╔══

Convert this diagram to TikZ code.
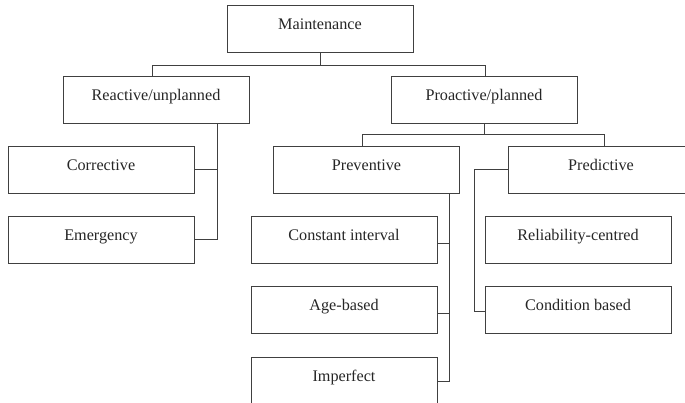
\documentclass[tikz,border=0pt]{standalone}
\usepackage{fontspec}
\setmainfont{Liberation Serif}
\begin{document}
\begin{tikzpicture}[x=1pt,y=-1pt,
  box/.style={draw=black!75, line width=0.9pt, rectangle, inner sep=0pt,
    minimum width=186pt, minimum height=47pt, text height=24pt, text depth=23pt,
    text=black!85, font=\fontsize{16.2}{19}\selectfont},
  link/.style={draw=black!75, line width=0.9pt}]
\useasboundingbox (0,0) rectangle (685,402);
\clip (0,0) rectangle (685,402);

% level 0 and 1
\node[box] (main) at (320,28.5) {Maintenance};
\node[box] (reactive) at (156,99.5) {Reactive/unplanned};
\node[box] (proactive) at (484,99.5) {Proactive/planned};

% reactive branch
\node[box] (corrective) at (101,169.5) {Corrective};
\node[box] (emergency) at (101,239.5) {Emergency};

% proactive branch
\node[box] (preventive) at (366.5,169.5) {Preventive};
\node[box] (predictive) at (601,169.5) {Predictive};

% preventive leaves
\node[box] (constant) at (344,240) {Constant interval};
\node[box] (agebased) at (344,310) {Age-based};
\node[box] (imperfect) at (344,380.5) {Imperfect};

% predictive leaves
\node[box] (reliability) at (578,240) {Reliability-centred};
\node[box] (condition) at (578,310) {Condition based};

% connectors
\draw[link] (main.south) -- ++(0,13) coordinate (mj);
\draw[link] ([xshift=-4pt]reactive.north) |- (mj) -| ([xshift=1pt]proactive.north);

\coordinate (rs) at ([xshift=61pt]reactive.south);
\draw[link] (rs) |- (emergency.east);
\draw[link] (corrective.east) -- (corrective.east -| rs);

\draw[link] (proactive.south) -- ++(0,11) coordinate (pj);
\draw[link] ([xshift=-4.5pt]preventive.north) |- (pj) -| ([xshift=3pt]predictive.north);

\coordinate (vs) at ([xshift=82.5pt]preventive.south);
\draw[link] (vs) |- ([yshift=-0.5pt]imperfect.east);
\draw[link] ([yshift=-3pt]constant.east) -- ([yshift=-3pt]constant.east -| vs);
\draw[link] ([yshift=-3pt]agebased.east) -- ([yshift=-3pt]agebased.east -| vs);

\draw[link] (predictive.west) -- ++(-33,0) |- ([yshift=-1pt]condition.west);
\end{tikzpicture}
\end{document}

╚══

DIRECTIONS
Do not include the images; transcribe the rest of the listing exactly.

EXERCISE RESPONSE
Convert this diagram to TikZ code.
\documentclass[tikz,border=0pt]{standalone}
\usepackage{fontspec}
\setmainfont{Liberation Serif}
\begin{document}
\begin{tikzpicture}[x=1pt,y=-1pt,
  box/.style={draw=black!75, line width=0.9pt, rectangle, inner sep=0pt,
    minimum width=186pt, minimum height=47pt, text height=24pt, text depth=23pt,
    text=black!85, font=\fontsize{16.2}{19}\selectfont},
  link/.style={draw=black!75, line width=0.9pt}]
\useasboundingbox (0,0) rectangle (685,402);
\clip (0,0) rectangle (685,402);

% level 0 and 1
\node[box] (main) at (320,28.5) {Maintenance};
\node[box] (reactive) at (156,99.5) {Reactive/unplanned};
\node[box] (proactive) at (484,99.5) {Proactive/planned};

% reactive branch
\node[box] (corrective) at (101,169.5) {Corrective};
\node[box] (emergency) at (101,239.5) {Emergency};

% proactive branch
\node[box] (preventive) at (366.5,169.5) {Preventive};
\node[box] (predictive) at (601,169.5) {Predictive};

% preventive leaves
\node[box] (constant) at (344,240) {Constant interval};
\node[box] (agebased) at (344,310) {Age-based};
\node[box] (imperfect) at (344,380.5) {Imperfect};

% predictive leaves
\node[box] (reliability) at (578,240) {Reliability-centred};
\node[box] (condition) at (578,310) {Condition based};

% connectors
\draw[link] (main.south) -- ++(0,13) coordinate (mj);
\draw[link] ([xshift=-4pt]reactive.north) |- (mj) -| ([xshift=1pt]proactive.north);

\coordinate (rs) at ([xshift=61pt]reactive.south);
\draw[link] (rs) |- (emergency.east);
\draw[link] (corrective.east) -- (corrective.east -| rs);

\draw[link] (proactive.south) -- ++(0,11) coordinate (pj);
\draw[link] ([xshift=-4.5pt]preventive.north) |- (pj) -| ([xshift=3pt]predictive.north);

\coordinate (vs) at ([xshift=82.5pt]preventive.south);
\draw[link] (vs) |- ([yshift=-0.5pt]imperfect.east);
\draw[link] ([yshift=-3pt]constant.east) -- ([yshift=-3pt]constant.east -| vs);
\draw[link] ([yshift=-3pt]agebased.east) -- ([yshift=-3pt]agebased.east -| vs);

\draw[link] (predictive.west) -- ++(-33,0) |- ([yshift=-1pt]condition.west);
\end{tikzpicture}
\end{document}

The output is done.